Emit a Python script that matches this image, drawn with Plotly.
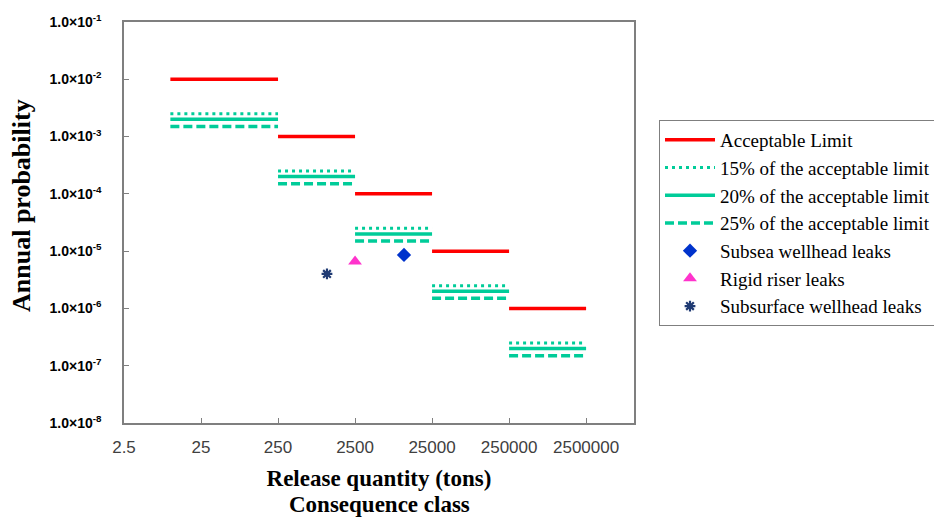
import plotly.graph_objects as go

# ---- data ----
seg_start = [10, 250, 2500, 25000, 250000]
seg_end = [250, 2500, 25000, 250000, 2500000]
acceptable_limit = [1e-2, 1e-3, 1e-4, 1e-5, 1e-6]
limit_dotted = [2.5e-3, 2.5e-4, 2.5e-5, 2.5e-6, 2.5e-7]   # drawn dotted ("15%" label)
limit_solid = [2.0e-3, 2.0e-4, 2.0e-5, 2.0e-6, 2.0e-7]    # drawn solid ("20%" label)
limit_dashed = [1.5e-3, 1.5e-4, 1.5e-5, 1.5e-6, 1.5e-7]   # drawn dashed ("25%" label)

subsea_x = [10800]
subsea_y = [8.6e-6]
riser_x = [2500]
riser_y = [6.6e-6]
subsurface_x = [1080]
subsurface_y = [4.0e-6]

x_tickvals = [2.5, 25, 250, 2500, 25000, 250000, 2500000]
x_ticktext = ["2.5", "25", "250", "2500", "25000", "250000", "2500000"]
y_tickvals = [1e-8, 1e-7, 1e-6, 1e-5, 1e-4, 1e-3, 1e-2, 1e-1]
y_ticktext = ["1.0×10<sup>-8</sup>", "1.0×10<sup>-7</sup>", "1.0×10<sup>-6</sup>",
              "1.0×10<sup>-5</sup>", "1.0×10<sup>-4</sup>", "1.0×10<sup>-3</sup>",
              "1.0×10<sup>-2</sup>", "1.0×10<sup>-1</sup>"]

GREEN = "#00CC99"

# plot area in pixels (for placing legend / titles)
W, H = 934, 521
L, R, T, B = 124, 634, 22, 423
PW, PH = R - L, B - T


def segs(values):
    xs, ys = [], []
    for s, e, v in zip(seg_start, seg_end, values):
        xs += [s, e, None]
        ys += [v, v, None]
    return xs, ys


fig = go.Figure()
x, y = segs(acceptable_limit)
fig.add_trace(go.Scatter(x=x, y=y, mode="lines", name="Acceptable Limit",
                         line=dict(color="#FF0000", width=3.5)))
x, y = segs(limit_dotted)
fig.add_trace(go.Scatter(x=x, y=y, mode="lines", name="15% of the acceptable limit",
                         line=dict(color=GREEN, width=3, dash="3px,4px")))
x, y = segs(limit_solid)
fig.add_trace(go.Scatter(x=x, y=y, mode="lines", name="20% of the acceptable limit",
                         line=dict(color=GREEN, width=3.5)))
x, y = segs(limit_dashed)
fig.add_trace(go.Scatter(x=x, y=y, mode="lines", name="25% of the acceptable limit",
                         line=dict(color=GREEN, width=3.5, dash="9px,4px")))
fig.add_trace(go.Scatter(x=subsea_x, y=subsea_y, mode="markers", name="Subsea wellhead leaks",
                         marker=dict(symbol="diamond", size=11, color="#0033CC")))
fig.add_trace(go.Scatter(x=riser_x, y=riser_y, mode="markers", name="Rigid riser leaks",
                         marker=dict(symbol="triangle-up", size=12, color="#FF33CC")))
fig.add_trace(go.Scatter(x=subsurface_x, y=subsurface_y, mode="markers",
                         name="Subsurface wellhead leaks",
                         marker=dict(symbol="asterisk-open", size=9, color="#1F3A73",
                                     line=dict(color="#1F3A73", width=2.2))))

fig.update_layout(
    width=W, height=H,
    margin=dict(l=L, r=W - R, t=T, b=H - B, autoexpand=False),
    paper_bgcolor="white", plot_bgcolor="white",
    showlegend=True,
    legend=dict(xref="container", yref="container",
                x=659 / W, y=1 - 120 / H, xanchor="left", yanchor="top",
                bordercolor="#7F7F7F", borderwidth=1, bgcolor="white",
                font=dict(family="Liberation Serif", size=19, color="black"),
                tracegroupgap=0, itemwidth=50),
    font=dict(family="Liberation Sans", color="#404040"),
    annotations=[
        dict(text="<b>Consequence class</b>", xref="paper", yref="paper",
             x=0.5, y=-(505 - B) / PH, xanchor="center", yanchor="middle",
             showarrow=False,
             font=dict(family="Liberation Serif", size=23, color="black")),
        dict(text="<b>Annual probability</b>", xref="paper", yref="paper",
             x=-(L - 22) / PW, y=(B - 206) / PH, xanchor="center", yanchor="middle",
             textangle=-90, showarrow=False,
             font=dict(family="Liberation Serif", size=26, color="black")),
    ],
)
fig.update_xaxes(
    type="log", range=[0.3979, 7.02],
    tickmode="array", tickvals=x_tickvals, ticktext=x_ticktext,
    ticks="inside", ticklen=5, tickcolor="#7F7F7F", tickwidth=1,
    ticklabelstandoff=8,
    tickfont=dict(family="Liberation Sans", size=17, color="#404040"),
    showline=True, linecolor="#7F7F7F", linewidth=1.5, mirror=True,
    showgrid=False, zeroline=False,
    title=dict(text="<b>Release quantity (tons)</b>",
               font=dict(family="Liberation Serif", size=23, color="black"), standoff=14),
)
fig.update_yaxes(
    type="log", range=[-8, -1],
    tickmode="array", tickvals=y_tickvals, ticktext=y_ticktext,
    ticks="inside", ticklen=5, tickcolor="#7F7F7F", tickwidth=1,
    ticklabelstandoff=18,
    tickfont=dict(family="Liberation Sans", size=14, color="black", weight="bold"),
    showline=True, linecolor="#7F7F7F", linewidth=1.5, mirror=True,
    showgrid=False, zeroline=False,
)

fig.write_html("out.html", post_script="document.body.style.margin='0';",
               config={"displayModeBar": False})
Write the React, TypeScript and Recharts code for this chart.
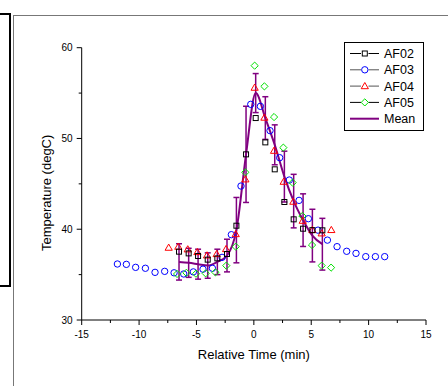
import { ComposedChart, Scatter, Line, ErrorBar, XAxis, YAxis, Legend } from 'recharts';

// values
const af02X = [-6.52, -5.68, -4.86, -4.02, -3.18, -2.34, -1.52, -0.68, 0.16, 1.0, 1.82, 2.66, 3.47, 4.29, 5.1, 5.97];
const af02Y = [37.53, 37.34, 37.05, 36.65, 36.79, 37.27, 40.39, 48.25, 52.25, 49.57, 46.6, 43.0, 41.09, 40.06, 39.9, 39.88];

const af03X = [-11.89, -11.11, -10.3, -9.45, -8.61, -7.77, -6.95, -6.11, -5.27, -4.43, -3.61, -2.77, -1.96, -1.12, -0.27, 0.57, 1.41, 2.25, 3.09, 3.94, 4.75, 5.59, 6.41, 7.25, 8.09, 8.9, 9.75, 10.59, 11.4];
const af03Y = [36.17, 36.13, 35.8, 35.7, 35.25, 35.36, 35.2, 35.07, 35.3, 35.6, 35.7, 36.9, 39.4, 44.76, 53.76, 53.54, 50.86, 47.88, 45.42, 43.18, 41.16, 39.9, 38.8, 38.08, 37.57, 37.34, 36.98, 36.98, 36.98];

const af04X = [-7.42, -6.58, -5.76, -4.92, -4.08, -3.24, -2.42, -1.58, -0.74, 0.07, 0.92, 1.76, 2.6, 3.44, 4.26, 5.1, 5.91, 6.75];
const af04Y = [37.97, 38.08, 37.79, 37.49, 37.12, 37.27, 37.82, 39.47, 45.5, 55.6, 52.3, 48.65, 45.24, 43.04, 40.94, 39.92, 39.55, 39.92];

const af05X = [-6.69, -5.88, -5.04, -4.2, -3.35, -2.4, -1.58, -0.74, 0.07, 0.92, 1.76, 2.57, 3.38, 4.23, 5.07, 5.91, 6.73];
const af05Y = [35.07, 35.2, 35.1, 35.14, 35.25, 35.99, 38.08, 46.27, 58.02, 55.74, 52.36, 48.99, 45.13, 41.46, 38.26, 35.99, 35.77];

const meanX = [-6.52, -5.68, -4.86, -4.02, -3.18, -2.34, -1.52, -0.68, 0.16, 1.0, 1.82, 2.66, 3.47, 4.29, 5.1, 5.97];
const meanY = [36.4, 36.3, 36.15, 36.0, 36.4, 37.1, 39.9, 48.25, 55.0, 52.25, 49.3, 45.8, 43.1, 41.0, 39.3, 38.35];
const meanErr = [2.0, 1.6, 1.65, 1.4, 1.4, 1.8, 3.6, 5.3, 2.15, 2.35, 2.2, 2.8, 2.95, 2.9, 2.9, 2.85];

const xTicks = [-15, -12.5, -10, -7.5, -5, -2.5, 0, 2.5, 5, 7.5, 10, 12.5, 15];
const yTicks = [30, 35, 40, 45, 50, 55, 60];

const zip = (xs: number[], ys: number[]) => xs.map((x, i) => ({ x, y: ys[i] }));
const af02 = zip(af02X, af02Y);
const af03 = zip(af03X, af03Y);
const af04 = zip(af04X, af04Y);
const af05 = zip(af05X, af05Y);
const mean = meanX.map((x, i) => ({ x, y: meanY[i], err: meanErr[i] }));

const FONT = '"Liberation Sans", Arial, sans-serif';
const PURPLE = '#800080';

function Marker({ kind, cx, cy }: { kind: string; cx: number; cy: number }) {
  if (kind === 'square')
    return <rect x={cx - 2.5} y={cy - 2.5} width={5} height={5} fill="none" stroke="#000" strokeWidth={1} />;
  if (kind === 'circle') return <circle cx={cx} cy={cy} r={3.2} fill="none" stroke="#0000ff" strokeWidth={1} />;
  if (kind === 'triangle')
    return (
      <path
        d={`M${cx},${cy - 3.6} L${cx + 3.6},${cy + 2.6} L${cx - 3.6},${cy + 2.6} Z`}
        fill="none"
        stroke="#ff0000"
        strokeWidth={1}
      />
    );
  return (
    <path
      d={`M${cx},${cy - 3.6} L${cx + 3.6},${cy} L${cx},${cy + 3.6} L${cx - 3.6},${cy} Z`}
      fill="none"
      stroke="#00e000"
      strokeWidth={1}
    />
  );
}

const legendRows = [
  { name: 'AF02', kind: 'square', line: '#000' },
  { name: 'AF03', kind: 'circle', line: '#555' },
  { name: 'AF04', kind: 'triangle', line: '#555' },
  { name: 'AF05', kind: 'diamond', line: '#000' },
  { name: 'Mean', kind: 'mean', line: PURPLE },
];

function LegendBox() {
  return (
    <svg width={80} height={89} style={{ display: 'block' }}>
      <rect x={0.5} y={0.5} width={79} height={88} fill="#fff" stroke="#000" strokeWidth={1} />
      {legendRows.map((r, i) => {
        const cy = 11.5 + i * 16.3;
        return (
          <g key={r.name}>
            {r.kind === 'mean' ? (
              <line x1={6} x2={35} y1={cy} y2={cy} stroke={PURPLE} strokeWidth={2} />
            ) : (
              <>
                <line x1={6} x2={17} y1={cy} y2={cy} stroke={r.line} strokeWidth={1} />
                <line x1={24.5} x2={35} y1={cy} y2={cy} stroke={r.line} strokeWidth={1} />
                <Marker kind={r.kind} cx={20.8} cy={cy} />
              </>
            )}
            <text x={40} y={cy} dy="0.36em" fontSize={12.5} fontFamily={FONT} fill="#000" stroke="none">
              {r.name}
            </text>
          </g>
        );
      })}
    </svg>
  );
}

function XTick(props: any) {
  const { x, y, payload } = props;
  const major = payload.value % 5 === 0;
  const axisY = y - 11;
  return (
    <g>
      <line x1={x} x2={x} y1={axisY} y2={axisY + (major ? 5 : 3)} stroke="#000" />
      {major && (
        <text x={x} y={y} dy="0.71em" textAnchor="middle" fontSize={10} fontFamily={FONT} fill="#000" stroke="none">
          {payload.value}
        </text>
      )}
    </g>
  );
}

function YTick(props: any) {
  const { x, y, payload } = props;
  const major = payload.value % 10 === 0;
  const axisX = x + 9;
  return (
    <g>
      <line x1={axisX} x2={axisX - (major ? 5 : 3)} y1={y} y2={y} stroke="#000" />
      {major && (
        <text x={x} y={y} dy="0.36em" textAnchor="end" fontSize={10} fontFamily={FONT} fill="#000" stroke="none">
          {payload.value}
        </text>
      )}
    </g>
  );
}

const dot = (kind: string) => (p: any) => <Marker kind={kind} cx={p.cx} cy={p.cy} />;

export default function App() {
  return (
    <div style={{ position: 'absolute', left: 0, top: 0, width: 448, height: 386, background: '#fff', overflow: 'hidden' }}>
      {/* frame bits around the embedded figure */}
      <div style={{ position: 'absolute', left: -10, top: 13, width: 17, height: 270, border: '2px solid #000' }} />
      <div style={{ position: 'absolute', left: 13, top: 15, width: 440, height: 380, borderLeft: '1px solid #777', borderTop: '1px solid #777' }} />
      <div style={{ position: 'absolute', left: 0, top: 0 }}>
        <ComposedChart width={448} height={386} margin={{ top: 47.7, right: 22, bottom: 36, left: 0 }}>
          <XAxis
            type="number"
            dataKey="x"
            domain={[-15, 15]}
            ticks={xTicks}
            interval={0}
            tickSize={5}
            tickMargin={6}
            tickLine={false}
            tick={<XTick />}
            height={30}
            axisLine={{ stroke: '#000' }}
            label={(p: any) => (
              <text
                x={p.viewBox.x + p.viewBox.width / 2}
                y={354.5}
                dy="0.36em"
                textAnchor="middle"
                fontSize={13}
                fontFamily={FONT}
                fill="#000"
                stroke="none"
              >
                Relative Time (min)
              </text>
            )}
          />
          <YAxis
            type="number"
            dataKey="y"
            domain={[30, 60]}
            ticks={yTicks}
            interval={0}
            width={81.7}
            tickSize={5}
            tickMargin={4}
            tickLine={false}
            tick={<YTick />}
            axisLine={{ stroke: '#000' }}
            label={(p: any) => {
              const cy = p.viewBox.y + p.viewBox.height / 2 + 9;
              return (
                <text
                  x={46.7}
                  y={cy}
                  dy="0.36em"
                  transform={`rotate(-90 46.7 ${cy})`}
                  textAnchor="middle"
                  fontSize={13}
                  fontFamily={FONT}
                  fill="#000"
                  stroke="none"
                >
                  Temperature (degC)
                </text>
              );
            }}
          />
          <Legend
            layout="vertical"
            align="center"
            verticalAlign="middle"
            content={() => <LegendBox />}
            wrapperStyle={{ left: 343.5, top: 42, width: 80, height: 89 }}
          />
          <Scatter name="AF03" data={af03} dataKey="y" line={false} stroke="none" fill="none" isAnimationActive={false} shape={dot('circle')} />
          <Scatter name="AF05" data={af05} dataKey="y" line={false} stroke="none" fill="none" isAnimationActive={false} shape={dot('diamond')} />
          <Scatter name="AF04" data={af04} dataKey="y" line={false} stroke="none" fill="none" isAnimationActive={false} shape={dot('triangle')} />
          <Scatter name="AF02" data={af02} dataKey="y" line={false} stroke="none" fill="none" isAnimationActive={false} shape={dot('square')} />
          <Line
            name="Mean"
            data={mean}
            dataKey="y"
            type="monotone"
            stroke={PURPLE}
            strokeWidth={2}
            dot={false}
            activeDot={false}
            isAnimationActive={false}
          >
            <ErrorBar dataKey="err" direction="y" width={3} stroke={PURPLE} strokeWidth={1.5} isAnimationActive={false} />
          </Line>
        </ComposedChart>
      </div>
    </div>
  );
}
________________________
Exercise
Repeat the lines between those holding "Write the React, TypeScript" and "38.26, 35.99, 35.77];", inclusive. Pictures stay out.

Written solution
Write the React, TypeScript and Recharts code for this chart.
import { ComposedChart, Scatter, Line, ErrorBar, XAxis, YAxis, Legend } from 'recharts';

// values
const af02X = [-6.52, -5.68, -4.86, -4.02, -3.18, -2.34, -1.52, -0.68, 0.16, 1.0, 1.82, 2.66, 3.47, 4.29, 5.1, 5.97];
const af02Y = [37.53, 37.34, 37.05, 36.65, 36.79, 37.27, 40.39, 48.25, 52.25, 49.57, 46.6, 43.0, 41.09, 40.06, 39.9, 39.88];

const af03X = [-11.89, -11.11, -10.3, -9.45, -8.61, -7.77, -6.95, -6.11, -5.27, -4.43, -3.61, -2.77, -1.96, -1.12, -0.27, 0.57, 1.41, 2.25, 3.09, 3.94, 4.75, 5.59, 6.41, 7.25, 8.09, 8.9, 9.75, 10.59, 11.4];
const af03Y = [36.17, 36.13, 35.8, 35.7, 35.25, 35.36, 35.2, 35.07, 35.3, 35.6, 35.7, 36.9, 39.4, 44.76, 53.76, 53.54, 50.86, 47.88, 45.42, 43.18, 41.16, 39.9, 38.8, 38.08, 37.57, 37.34, 36.98, 36.98, 36.98];

const af04X = [-7.42, -6.58, -5.76, -4.92, -4.08, -3.24, -2.42, -1.58, -0.74, 0.07, 0.92, 1.76, 2.6, 3.44, 4.26, 5.1, 5.91, 6.75];
const af04Y = [37.97, 38.08, 37.79, 37.49, 37.12, 37.27, 37.82, 39.47, 45.5, 55.6, 52.3, 48.65, 45.24, 43.04, 40.94, 39.92, 39.55, 39.92];

const af05X = [-6.69, -5.88, -5.04, -4.2, -3.35, -2.4, -1.58, -0.74, 0.07, 0.92, 1.76, 2.57, 3.38, 4.23, 5.07, 5.91, 6.73];
const af05Y = [35.07, 35.2, 35.1, 35.14, 35.25, 35.99, 38.08, 46.27, 58.02, 55.74, 52.36, 48.99, 45.13, 41.46, 38.26, 35.99, 35.77];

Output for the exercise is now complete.